Failing test case analysis

  1. exec/bool3.py and exec/bool4.py fails to execute because I forgot about lazy evaluation for and or when designing the SSA form IR. The current SSA form transforms the following code to.
print(1>2 and len(1))
0: Block main_0_entry
    tmp_1 = 1 gt 2
    tmp_2 = len(1, )
    tmp_3 = tmp_1 and tmp_2
    print tmp_3

It evaluates both side on the binary operation first, then performs and or which makes the test fail when executing len(1).
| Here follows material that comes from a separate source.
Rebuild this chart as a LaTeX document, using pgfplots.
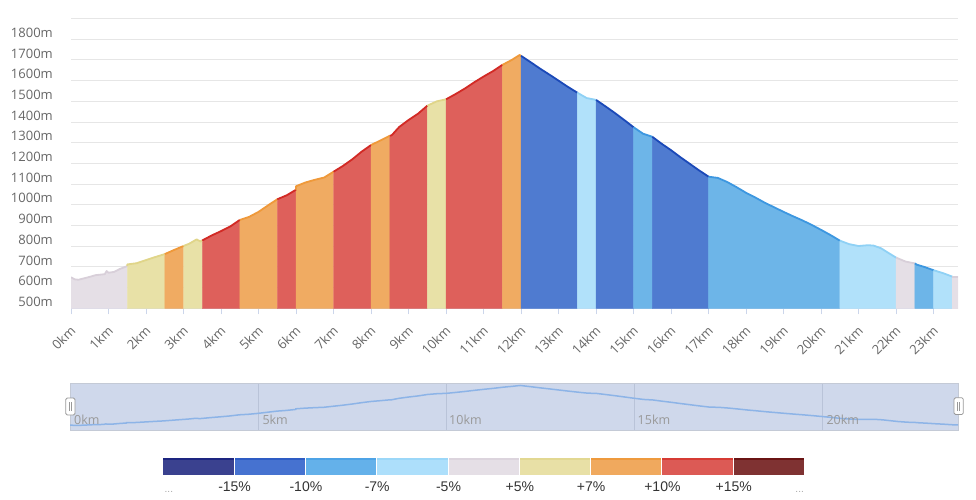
\documentclass[border=0pt]{standalone}
\usepackage{pgfplots}
\pgfplotsset{compat=1.18}
\usepackage{pgfplotstable}
\usepackage{fontspec}
\setmainfont{Open Sans}
\newfontfamily\legfont{Liberation Sans}

\definecolor{tickgray}{HTML}{666666}
\definecolor{gridcol}{HTML}{E6E6E6}
\definecolor{axiscol}{HTML}{CCD6EB}
% area fills
\definecolor{fGray}{HTML}{E5DFE6}
\definecolor{fYel}{HTML}{E8E1A7}
\definecolor{fOra}{HTML}{F0AB62}
\definecolor{fRed}{HTML}{DE605B}
\definecolor{fDB}{HTML}{4F7BD0}
\definecolor{fMB}{HTML}{6DB5E8}
\definecolor{fLB}{HTML}{B1E1FA}
% top lines
\definecolor{lGray}{HTML}{D8CFD9}
\definecolor{lYel}{HTML}{E0D589}
\definecolor{lOra}{HTML}{EF993A}
\definecolor{lRed}{HTML}{D22A25}
\definecolor{lDB}{HTML}{1B49B8}
\definecolor{lMB}{HTML}{3D97E0}
\definecolor{lLB}{HTML}{8FD1F5}
% slider
\definecolor{slfill}{HTML}{CFD8EB}
\definecolor{slborder}{HTML}{C4CAD6}
\definecolor{slgrid}{HTML}{B9C3D8}
\definecolor{slline}{HTML}{8DB4E7}
\definecolor{sltext}{HTML}{999999}
% legend
\definecolor{c1}{HTML}{3A418F}\definecolor{s1}{HTML}{1D2580}
\definecolor{c2}{HTML}{4672D0}\definecolor{s2}{HTML}{2E5CC4}
\definecolor{c3}{HTML}{64B1EA}\definecolor{s3}{HTML}{4EA3E6}
\definecolor{c4}{HTML}{ADDFFB}\definecolor{s4}{HTML}{9BD7F8}
\definecolor{c5}{HTML}{E5DFE6}\definecolor{s5}{HTML}{DCD4DD}
\definecolor{c6}{HTML}{E8E0A6}\definecolor{s6}{HTML}{E2D892}
\definecolor{c7}{HTML}{F0A95E}\definecolor{s7}{HTML}{EE9A3D}
\definecolor{c8}{HTML}{DC5A55}\definecolor{s8}{HTML}{D63B34}
\definecolor{c9}{HTML}{7F3232}\definecolor{s9}{HTML}{6A1414}
\definecolor{legtext}{HTML}{333333}

\pgfplotstableread{
x y
0.00 650
0.10 640
0.20 638
0.35 645
0.50 652
0.65 660
0.80 663
0.90 665
0.95 680
1.00 672
1.15 676
1.30 690
1.50 704
1.501 712
1.75 718
2.00 733
2.25 748
2.50 762
2.75 782
3.00 801
3.15 812
3.35 833
3.45 823
3.50 828
3.75 852
4.00 873
4.25 896
4.50 927
4.75 942
5.00 966
5.25 997
5.50 1027
5.75 1046
6.00 1073
6.001 1090
6.25 1108
6.50 1121
6.75 1132
7.00 1160
7.25 1188
7.50 1220
7.75 1257
8.00 1289
8.25 1311
8.50 1334
8.55 1336
8.75 1376
9.00 1410
9.25 1440
9.50 1479
9.75 1500
10.00 1510
10.25 1535
10.50 1562
10.75 1592
11.00 1620
11.25 1646
11.50 1676
11.75 1700
11.96 1724
12.00 1720
12.25 1690
12.50 1659
12.75 1630
13.00 1600
13.25 1570
13.50 1542
13.75 1516
14.00 1507
14.25 1476
14.50 1444
14.75 1410
15.00 1375
15.25 1344
15.50 1329
15.75 1295
16.00 1264
16.25 1230
16.50 1198
16.75 1166
17.00 1136
17.25 1130
17.50 1110
17.75 1085
18.00 1058
18.25 1035
18.50 1010
18.75 988
19.00 966
19.25 945
19.50 925
19.75 903
20.00 879
20.25 854
20.50 827
20.75 810
21.00 801
21.25 805
21.40 803
21.60 790
21.80 767
22.00 745
22.25 726
22.50 717
22.55 711
22.75 700
23.00 684
23.25 670
23.50 653
23.65 653
}\profile

\newcommand{\segfill}[4]{\addplot[draw=#3, line width=0.4pt, fill=#3, forget plot, restrict x to domain=#1:#2] table {\profile} \closedcycle;}
\newcommand{\segline}[4]{\addplot[draw=#4, line width=1.8pt, line join=round, forget plot, restrict x to domain=#1:#2] table {\profile};}
\newcommand{\segments}[1]{%
#1{-0.0005}{1.5005}{fGray}{lGray}
#1{1.4995}{2.5005}{fYel}{lYel}
#1{2.4995}{3.0005}{fOra}{lOra}
#1{2.9995}{3.5005}{fYel}{lYel}
#1{3.4995}{4.5005}{fRed}{lRed}
#1{4.4995}{5.5005}{fOra}{lOra}
#1{5.4995}{6.0005}{fRed}{lRed}
#1{5.9995}{7.0005}{fOra}{lOra}
#1{6.9995}{8.0005}{fRed}{lRed}
#1{7.9995}{8.5005}{fOra}{lOra}
#1{8.4995}{9.5005}{fRed}{lRed}
#1{9.4995}{10.0005}{fYel}{lYel}
#1{9.9995}{11.5005}{fRed}{lRed}
#1{11.4995}{12.0005}{fOra}{lOra}
#1{11.9995}{13.5005}{fDB}{lDB}
#1{13.4995}{14.0005}{fLB}{lLB}
#1{13.9995}{15.0005}{fDB}{lDB}
#1{14.9995}{15.5005}{fMB}{lMB}
#1{15.4995}{17.0005}{fDB}{lDB}
#1{16.9995}{20.5005}{fMB}{lMB}
#1{20.4995}{22.0005}{fLB}{lLB}
#1{21.9995}{22.5005}{fGray}{lGray}
#1{22.4995}{23.0005}{fMB}{lMB}
#1{22.9995}{23.5005}{fLB}{lLB}
#1{23.4995}{23.7}{fGray}{lGray}
}

\begin{document}
\begin{tikzpicture}
\begin{axis}[
  at={(71pt,190.7pt)}, anchor=south west,
  width=887pt, height=289.7pt, scale only axis,
  xmin=0, xmax=23.65, ymin=500, ymax=1900,
  axis x line*=bottom, axis y line*=left,
  x axis line style={draw=axiscol, line width=1pt, -},
  y axis line style={draw=none},
  xtick={0,1,...,23},
  xticklabels={0km,1km,2km,3km,4km,5km,6km,7km,8km,9km,10km,11km,12km,13km,14km,15km,16km,17km,18km,19km,20km,21km,22km,23km},
  ytick={500,600,...,1900},
  yticklabels={500m,600m,700m,800m,900m,1000m,1100m,1200m,1300m,1400m,1500m,1600m,1700m,1800m,{}},
  ymajorgrids, grid style={draw=gridcol, line width=1pt},
  tick align=outside, major tick length=6pt,
  xtick style={draw=axiscol, line width=1pt},
  ytick style={draw=none},
  yticklabel style={font=\fontsize{13}{15}\selectfont, text=tickgray, anchor=east, inner sep=0pt, xshift=-12pt, yshift=6.5pt},
  xticklabel style={font=\fontsize{13}{15}\selectfont, text=tickgray, inner sep=0pt, xshift=2pt, yshift=-14pt, rotate=45, anchor=east},
]
\segments\segfill
\segments\segline
\end{axis}

% data zoom slider
\begin{axis}[
  at={(70pt,69pt)}, anchor=south west,
  width=888pt, height=46.7pt, scale only axis,
  xmin=0, xmax=23.6, ymin=514, ymax=1783,
  xtick={5,10,15,20}, xticklabels={}, ytick=\empty,
  xmajorgrids, grid style={draw=slgrid, line width=0.8pt},
  major tick length=0pt,
  axis line style={draw=slborder, line width=0.8pt},
  axis background/.style={fill=slfill},
]
\addplot[draw=slline, line width=1.5pt] table {\profile};
\end{axis}

\begin{scope}[x=1pt,y=1pt]
\foreach \xx/\lab in {70/0km,258.3/5km,445/10km,633.5/15km,822.3/20km}{
  \node[anchor=base west, inner sep=0pt, text=sltext, font=\fontsize{12.5}{14}\selectfont] at (\xx+4,74.5) {\lab};
}
% handles
\draw[draw=black!40, fill=white, rounded corners=1.5pt, line width=0.8pt] (65.7,84) rectangle (75,101);
\draw[draw=black!40, line width=0.7pt] (69.3,88) -- (69.3,97) (71.5,88) -- (71.5,97);
\draw[draw=black!40, fill=white, rounded corners=1.5pt, line width=0.8pt] (954,84.5) rectangle (963.3,101.3);
\draw[draw=black!40, line width=0.7pt] (957.6,88.5) -- (957.6,97.5) (959.8,88.5) -- (959.8,97.5);

% legend
\foreach \i/\c/\s in {0/c1/s1,1/c2/s2,2/c3/s3,3/c4/s4,4/c5/s5,5/c6/s6,6/c7/s7,7/c8/s8,8/c9/s9}{
  \fill[\c] (163.3+\i*71.3,24) rectangle (163.3+\i*71.3+70.3,40.7);
  \fill[\s] (163.3+\i*71.3,39.2) rectangle (163.3+\i*71.3+70.3,40.7);
}
\foreach \i/\lab in {1/-15\%,2/-10\%,3/-7\%,4/-5\%,5/+5\%,6/+7\%,7/+10\%,8/+15\%}{
  \node[anchor=base, inner sep=0pt, text=legtext, font=\legfont\fontsize{14}{16}\selectfont] at (163.3+\i*71.3,7.5) {\lab};
}
\node[anchor=base west, inner sep=0pt, text=black!35, font=\legfont\fontsize{10}{12}\selectfont] at (164.5,7) {...};
\node[anchor=base east, inner sep=0pt, text=black!35, font=\legfont\fontsize{10}{12}\selectfont] at (804,7) {...};

\pgfresetboundingbox
\useasboundingbox (0,0) rectangle (976,499);
\end{scope}
\end{tikzpicture}
\end{document}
  1. exec/mandelbrot.py and exec/pascal.py fails when doing malloc, and shows the error
..Fatal glibc error: malloc.c:2599 (sysmalloc): assertion failed: (old_top == initial_top (av) && old_size == 0) || ((unsigned long) (old_size) >= MINSIZE && prev_inuse (old_top) && ((unsigned long) old_end & (pagesize - 1)) == 0)
./test: 第 149 列: 591470 中止                  (核心已傾印) ./a.out > out

My guess is the inefficient use of memory, causing it to reach the maximum heap size available.

  1. exec-fail/add1.py This test is exepected to fail during runtime, but due to constant folding, my compiler is able to detect weird behaviors like this, so the following code wouldn't even pass the compile stage.
print(1 + "foo")
  1. syntax/bad/testfile-liste_args_invalide2-1.py This test is expect to fail at parsing stage, which doesn't check for same name parameters in the function. Given the sytax in the specification, I fail to see what makes this code fail during parsing stage, this code seems fine to me.
def a (x,x,) : 1
1

image

  1. typing/bad/testfile-list-6.py This test is expect to fail at type checking stage. I also can't find a reason that this test should fail.
def f():
    return x
x = 1

In the specification mentioned:

The scope of variables is statically defined. A variable is either local to a function or global.
A local variable x is introduced either as a function parameter or via an assignment x = e
anywhere in the function body. The scope of a local variable extends to the full body of the
function. A global variable is introduced via an assignment in the toplevel code (the code
outside of function definitions at the end of the program).